By the time my truck and the three behind us somehow got the bridge in our sights, you could feel Dagger Company’s tension about to erupt.
“Sir, I see the bridge, let’s stop here,” my gunner, Sergeant Richardson, shouted over the radio. “They are probably watching us right now!”
“Everyone scan your sectors,” I instructed while trying to stay calm.
While I had just met these guys a few days ago, I already knew from watching them in action that none of them were afraid of a firefight. They were well-trained, experienced soldiers who knew an unnecessary risk when they saw it.

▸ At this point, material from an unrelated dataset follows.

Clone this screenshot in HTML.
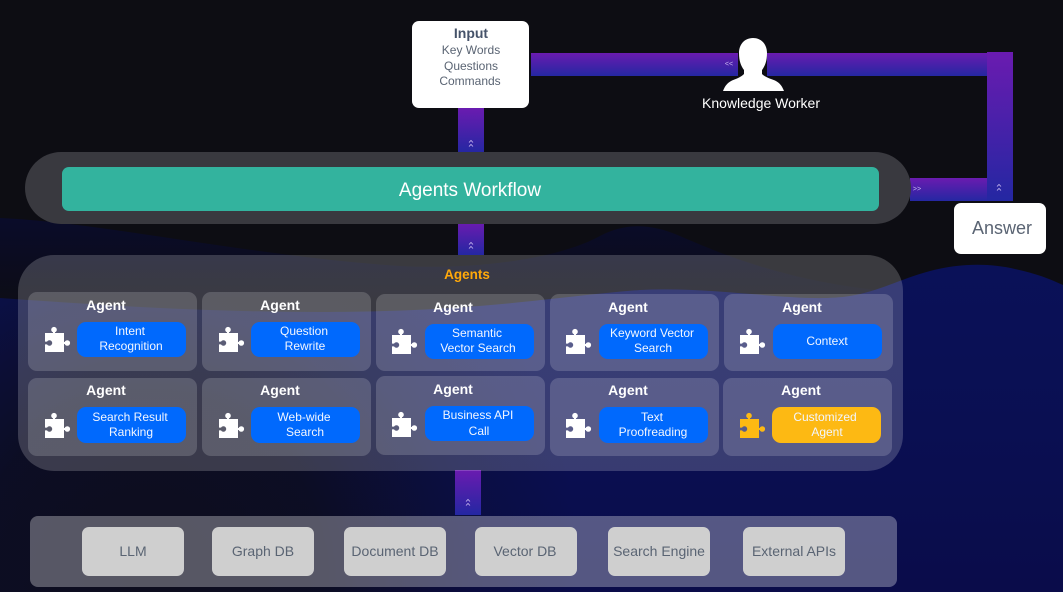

Still, I had my orders in hand, and it was my job to figure out a way to follow them.
Just as I was finishing telling my soldiers how we would handle radio traffic as we got closer to the bridge, we heard the panicked voice of one of Dagger Company’s sergeants, Wade, who was in another truck.
“SHIT!” SGT Wade suddenly screamed on the radio. “We are going down!”
“Sir, Wade is in trouble!” my driver said while hitting my arm.
Immediately, I switched communication channels to figure out what was happening. To my surprise, all I could hear was laughter from the team. It turned out that SGT Wade’s driver—exhausted from an earlier mission—fell asleep at the wheel and almost drove the second truck off the cliff. Fortunately, he stopped just in time, and everyone was okay.
This was going to be a long night.
As it turned out, when we reached the bridge, we learned that it wasn’t booby-trapped. But we would still have to spend several hours guarding the bridge to make sure the Taliban didn’t show up to plant IEDs.